Rudd will likely not solve that problem (perhaps it never will be solved), but he is at least trying. Instead of the neglect and awkward silence of his predecessor, he is bringing these issues out into the open. They can and must be discussed if we are to account for and understand ourselves and our history. Many cynics will say ‘But this apology saves no child’, yet the policy solutions they seek can only be found when we have as a nation discussed and accounted for this past. The Senate Committee’s did that, the many who have fought to raise public awareness have done that, and now, in two excellent speeches by our Prime Minister and the Leader of The Opposition our nation has done that.
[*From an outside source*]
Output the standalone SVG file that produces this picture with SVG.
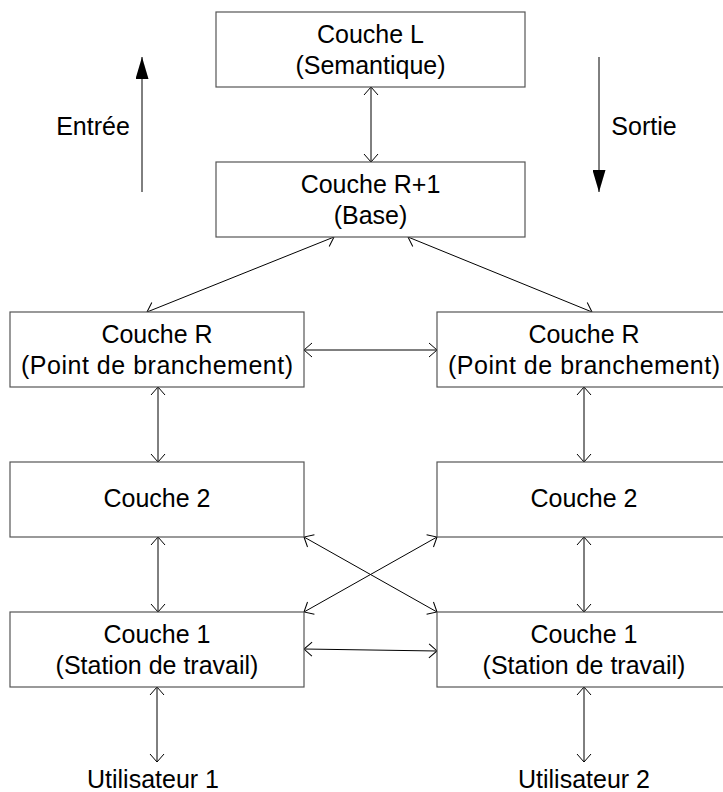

This apology has seen our nation at some of its best. That said, I have to wonder, like Bernard Keane if Fielding’s timing on his revelation he was sexually abused is more about getting attention when our minds are on such matters, rather than empathetically reaching out to those who the apology was directed towards. At the very least he should have waited until the day after (and probably it would have gathered him more press)
For more, here are
Kevin Rudd’s Speech
and
Malcolm Turnbull’s Speech
Congratulations to them both.
Subscribe
Michael
/ November 19, 2009…I do not know the particulars of Murray’s involvement, – beyond his membership of the forgotten Australian’s committee...
Senator Murray is himself a
British child migrant to Rhodesia, as it was then known.
Democrat Senator Andrew Murray, himself a former
child migrant who played a key role in establishing the Senate Inquiry…
God bless you
Michael
Andrew Carr
/ November 19, 2009Thanks Michael.
I knew of his South African past, but did not know the particulars. Sometimes the need to get a post out precludes appropriate research.
Still I’ve long admired Andrew Murray as a very good parliamentarian, so it was nice to see him honoured for some of his work.